Wir freuen uns sehr, dass die verbliebene Riege der Ehebandverteidiger Verstärkung erhalten hat durch Frau Univ.-Prof. Dr. Judith Hahn (Bochum) und nun zudem durch Sr. Dr. M. Antonia Sondermann OCD aus dem Kölner Karmel (mit der Edith-Stein-Stiftung und dem Edith-Stein-Archiv), wenn auch beide nur mit einem begrenzten Arbeitsumfang neben den sonstigen Aufgaben bei uns tätig sind.
Leider werden die aus der Diözese Essen stammenden Richter Herbert Hölsbeck und Jochen Walter künftig nicht mehr für die Arbeit des Offizialats zur Verfügung stehen, da sie von Bischof Dr. Overbeck für andere dringende Aufgaben im Heimatbistum reklamiert wurden. Der Offizial dankte ihnen für die jahrelange Mitarbeit im kirchlichen Gerichtswesen und wünschte Ihnen Glück und Gottes Segen für die neuen Aufgabenbereiche, in denen sie bereits tätig sind (außergerichtliche kirchenrechtliche Fragen im Generalvikariat Essen bzw. Kodifikation des dortigen Diözesanrechtes).
Wie immer wurde auch der Verstorbenen gedacht: 2011 waren dies Diözesanrichter Diakon Dr. Hugo Restle, Msgr. Prof. Dr. Hermann-Josef Herkenrath, Prosynodalrichter von 1957 bis 1964, und Vizeoffizial Domkapitular i.R. Prälat Heinrich Barlage.
Fortbildung und Begegnung
Der sog. "Richtertag" ist nicht nur der Termin für die Erstattung des Jahresberichtes und die Gelegenheit, für die geleisteten Dienste persönlich zu danken, sondern auch ein Ort der Begegnungen und Fortbildung aller am Gericht tätigen Personen. In diesem Kontext rekapitulierte der Offizial in diesem Jahr die bewährten Wege der Beweisführung (direkter, indirekter, gemischter Beweis), während Frau Dr.

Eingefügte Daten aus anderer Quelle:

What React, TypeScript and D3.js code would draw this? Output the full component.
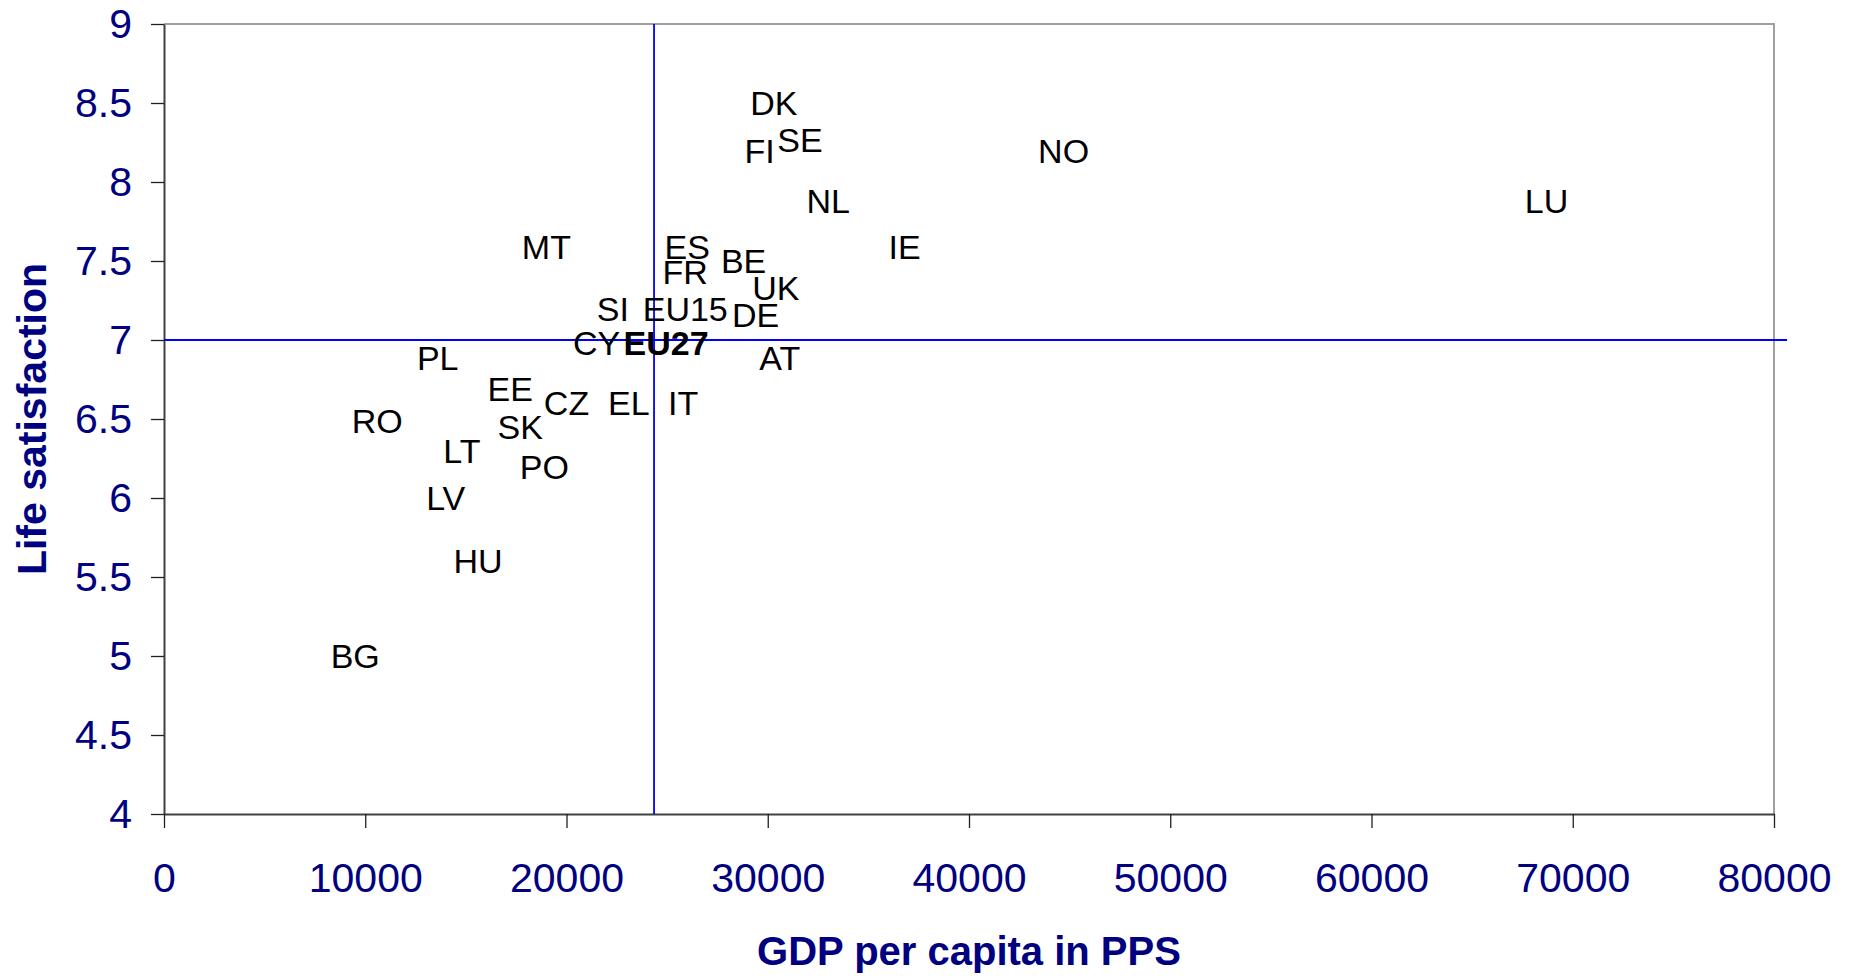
import React, { useEffect, useRef } from "react";
import * as d3 from "d3";

const countries = ["DK","SE","FI","NO","NL","LU","MT","ES","IE","BE","FR","UK","SI","EU15","DE","CY","EU27","PL","AT","EE","CZ","EL","IT","RO","SK","LT","PO","LV","HU","BG"];
const gdp = [30300,31600,29600,44700,33000,68700,19000,26000,36800,28800,25900,30400,22300,25900,29400,21500,24950,13600,30600,17200,20000,23100,25800,10600,17700,14800,18900,14000,15600,9500];
const lifeSat = [8.5,8.27,8.2,8.2,7.88,7.88,7.59,7.59,7.59,7.5,7.43,7.33,7.2,7.2,7.16,6.98,6.98,6.89,6.89,6.69,6.6,6.6,6.6,6.49,6.45,6.3,6.2,6.0,5.6,5.0];
const boldLabels = ["EU27"];

const xTicks = [0,10000,20000,30000,40000,50000,60000,70000,80000];
const yTicks = [4,4.5,5,5.5,6,6.5,7,7.5,8,8.5,9];

const refGdp = 24350;
const refLife = 7.0;
const refLineGdpEnd = 80650;

const xTitle = "GDP per capita in PPS";
const yTitle = "Life satisfaction";

const W = 1849, H = 976;
const M = { left: 164, right: 1774, top: 24, bottom: 814 };
const FONT = "'Liberation Sans', Arial, sans-serif";
const NAVY = "#000080";

export default function App() {
  const ref = useRef<SVGSVGElement>(null);
  useEffect(() => {
    const svg = d3.select(ref.current);
    svg.selectAll("*").remove();
    const x = d3.scaleLinear().domain([0, 80000]).range([M.left, M.right]);
    const y = d3.scaleLinear().domain([4, 9]).range([M.bottom, M.top]);

    svg.append("path")
      .attr("d", `M${M.left},${M.top}H${M.right}V${M.bottom}`)
      .attr("fill", "none").attr("stroke", "#a0a0a0").attr("stroke-width", 2);

    const yAxis = svg.append("g").attr("transform", `translate(${M.left},0)`)
      .call(d3.axisLeft(y).tickValues(yTicks).tickFormat((d: any) => String(d)).tickSize(13).tickPadding(19).tickSizeOuter(0));
    const xAxis = svg.append("g").attr("transform", `translate(0,${M.bottom})`)
      .call(d3.axisBottom(x).tickValues(xTicks).tickFormat(d3.format("d") as any).tickSize(14).tickPadding(35).tickSizeOuter(0));
    [yAxis, xAxis].forEach(a => {
      a.select(".domain").attr("stroke", "#404040").attr("stroke-width", 2);
      a.selectAll(".tick line").attr("stroke", "#202020").attr("stroke-width", 1.3);
      a.selectAll(".tick text").attr("fill", NAVY).attr("font-size", 41).attr("font-family", FONT);
    });

    svg.append("line")
      .attr("x1", x(refGdp)).attr("x2", x(refGdp)).attr("y1", y(9)).attr("y2", y(4))
      .attr("stroke", "#0000ff").attr("stroke-width", 1.8);
    svg.append("line")
      .attr("x1", x(0)).attr("x2", x(refLineGdpEnd)).attr("y1", y(refLife)).attr("y2", y(refLife))
      .attr("stroke", "#0000ff").attr("stroke-width", 1.8);

    svg.append("g").selectAll("text").data(countries).join("text")
      .attr("x", (_d, i) => x(gdp[i])).attr("y", (_d, i) => y(lifeSat[i]))
      .attr("dy", "0.36em").attr("text-anchor", "middle")
      .attr("font-family", FONT).attr("font-size", 34)
      .attr("font-weight", d => boldLabels.includes(d) ? "bold" : "normal")
      .attr("fill", "#000").text(d => d);

    svg.append("text").attr("x", (M.left + M.right) / 2).attr("y", 965)
      .attr("text-anchor", "middle").attr("font-family", FONT).attr("font-weight", "bold")
      .attr("font-size", 40).attr("fill", NAVY).text(xTitle);
    svg.append("text").attr("transform", `translate(46,${(M.top + M.bottom) / 2}) rotate(-90)`)
      .attr("text-anchor", "middle").attr("font-family", FONT).attr("font-weight", "bold")
      .attr("font-size", 41).attr("fill", NAVY).text(yTitle);
  }, []);
  return (
    <svg ref={ref} width={W} height={H} style={{ position: "absolute", left: 0, top: 0, background: "#fff" }} />
  );
}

Glaubitz die Ergebnisse einer in italienischer Sprache verfassten Dissertation von Paolo Scoponi vorstellte: diese beschäftigt sich damit, in welchen Fällen sich die kirchlichen Gerichte nicht mit der Antwort auf die Frage begnügen dürfen, ob eine Ehe gültig oder ungültig war, sondern durch Verbote oder Auflagen Vorkehrungen treffen müssen, dass Personen davor bewahrt bleiben, eine neue ungültige Ehe zu schließen oder in eine solche hinein zu geraten.
Wie so oft erwies sich der Vormittag als zu kurz, als die Zeit für das gemeinsame Mittagessen gekommen war, das die Küche des Priesterseminars in festlicher Weise aus diesem Anlass bereitet hatte.